My masochistic and submissive tendencies go back to 7 or 8 years old. I've had "kinky" sexual fantasies since I first started having sexual fantasies (10 or 11 years old). I put a name with these fantasies when I was about 15 or 16. Every long-term sexual relationship I've ever been involved in has had elements of D/s and S/M. I started really getting into kink when I was 19-20. This is when I found out that I do have a sadistic side. I enjoy the other side of the whip, but I'm beginning to realize that I'm really submissive at heart. Anyway, I've been really involved in "the lifestyle," so to speak for about a year. At the age of 22, I accepted that I'd never be happy in a 'nilla relationship, so I began actively seeking dominant men. I found Master in March, and I was collared in July. We've had our difficulties, and I'm still not entirely sure what the outcome of our relationship may be. My involvement with this lifestyle has taught me many things in a very short time, however, and I know I still have much to learn.

Anyway, without further adieu...things I have learned from being involved in this lifestyle.

1.) I can still consider myself a feminist and a submissive. I'm not selling out. I'm still a strong woman. I just happen to be involved in a M/s relationship with a man.

2.) Being a submissive with sadistic tendencies from time to time does not make me a dominant. I use the term "switch" for brevity, but "switch," for me, really means "Masochistic submissive who likes to dish out pain about once a month or so, depending on what kind of mood she's in."

3.) Sometimes it's really best to nod my head, smile, and shut up. Occasionally, Master really does know more than I do (but I'll deny it if y'all tell him I said it)!

4.) Sometimes, it's really best for him to nod his head, smile, and shut up. Occasionally, I really do know more than Master does (but he'll deny it if y'all ask)!

5.) I will never, never, never, never be happy in a monogamous relationship.

6.) Crops and other stingy things make me very angry (which often gets me into trouble). Floggers and other thuddy things make me very happy (which often gets me into trouble).

7.) Tying my hands behind my back and forcing me to stand for any length of time always makes me dizzy and close to fainting.

8.) We horse people have a leg up on the kinky stuff. ;)

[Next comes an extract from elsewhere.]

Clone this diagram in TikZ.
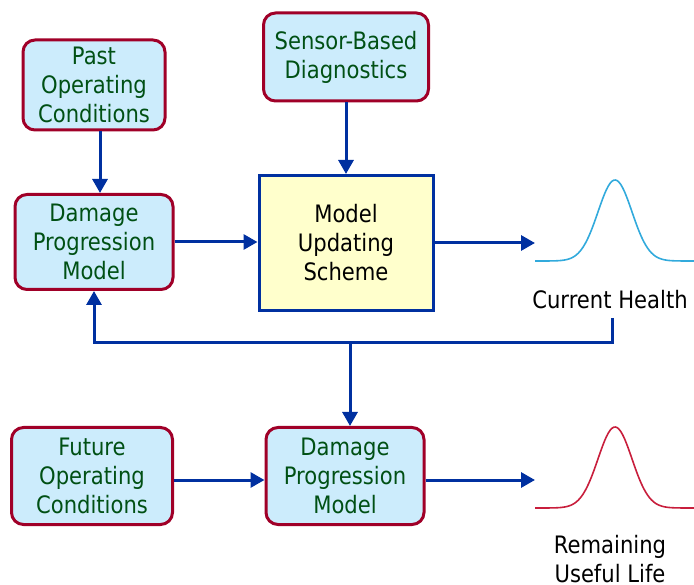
\documentclass[tikz,border=0pt]{standalone}
\usepackage{fontspec}
\setmainfont{DejaVu Sans}[FakeStretch=0.88]
\usetikzlibrary{arrows.meta}

\definecolor{boxred}{RGB}{160,0,40}
\definecolor{boxfill}{RGB}{204,236,252}
\definecolor{boxtext}{RGB}{0,80,20}
\definecolor{flowblue}{RGB}{0,48,160}
\definecolor{updfill}{RGB}{255,255,204}
\definecolor{healthblue}{RGB}{50,170,220}
\definecolor{rulred}{RGB}{200,30,60}

\begin{document}
\begin{tikzpicture}[x=1pt,y=-1pt,
    cond/.style={draw=boxred,fill=boxfill,line width=3pt,rounded corners=12pt,
      text=boxtext,align=center,inner sep=0pt,
      font=\fontsize{24}{29}\selectfont},
    updbox/.style={draw=flowblue,fill=updfill,line width=3pt,
      align=center,inner sep=0pt,font=\fontsize{24}{29}\selectfont},
    flow/.style={draw=flowblue,line width=3pt,
      -{Triangle[length=14pt,width=15pt]}},
    tag/.style={align=center,font=\fontsize{24}{29}\selectfont}]
  \useasboundingbox (0,0) rectangle (694,585);

  % input and model boxes
  \node[cond,minimum width=142,minimum height=90] (past) at (94,85)
    {Past\\Operating\\Conditions};
  \node[cond,minimum width=165,minimum height=88] (sensor) at (346,57)
    {Sensor-Based\\Diagnostics};
  \node[cond,minimum width=158,minimum height=95] (dmgA) at (94,242)
    {Damage\\Progression\\Model};
  \node[updbox,minimum width=174,minimum height=135] (upd) at (346,243)
    {Model\\Updating\\Scheme};
  \node[cond,minimum width=161,minimum height=97] (future) at (92,476)
    {Future\\Operating\\Conditions};
  \node[cond,minimum width=158,minimum height=97] (dmgB) at (345,476)
    {Damage\\Progression\\Model};

  % output densities
  \draw[healthblue,line width=1.6pt] plot[domain=535:694,samples=90,smooth]
    (\x,{261-81*exp(-((\x-615)/17)^2/2)});
  \draw[rulred,line width=1.6pt] plot[domain=535:694,samples=90,smooth]
    (\x,{508-81*exp(-((\x-615)/17)^2/2)});
  \node[tag] (health) at (610,300) {Current Health};
  \node[tag] (rul) at (610,559) {Remaining\\Useful Life};

  \coordinate (outA) at (535,243);
  \coordinate (outB) at (535,480);
  \coordinate (hfoot) at (612,318);
  \coordinate (fb) at (612,343);

  % arrows
  \draw[flow] ([xshift=6pt]past.south) -- ([xshift=6pt]dmgA.north);
  \draw[flow] (sensor.south) -- (upd.north);
  \draw[flow] (dmgA.east) -- (dmgA.east -| upd.west);
  \draw[flow] (upd.east) -- (outA);
  \draw[flow] (hfoot) -- (fb) -| (dmgA.south);
  \draw[flow] ([xshift=5pt]dmgB.north |- fb) -- ([xshift=5pt]dmgB.north);
  \draw[flow] ([yshift=-4pt]future.east) -- ([yshift=-4pt]future.east -| dmgB.west);
  \draw[flow] ([yshift=-4pt]dmgB.east) -- (outB);
\end{tikzpicture}
\end{document}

9.) There is nothing more beautiful to me than a man who's not afraid to argue, snore, burp, fart, or show emotion in front of me. There's also nothing more beautiful to me than being able to do these things in front of him and being able to laugh about it later. (Ask me about the "enema on our second meeting" story.)

10.) The hardest lesson of all: No matter how much you love someone, how hard you try to please him, how deep your devotion runs, or to what lengths you'd go to serve him...there is no guarantee that he will love you in return. Life is hard that way.

I'm sure I can think of more, but I won't bore you with them. I want to hear yours now! Feel free to be as serious or as silly as you want.
 
Well I don't have any to share, seeing that I'm still only theoretically involved and don't feel I'm ready yet for hands-on experience, so to speak.

But, hey, Bunny, I've wanted to ask you about the 'enema on second meeting' story. :cool:
 
chris9 said:
Well I don't have any to share, seeing that I'm still only theoretically involved and don't feel I'm ready yet for hands-on experience, so to speak.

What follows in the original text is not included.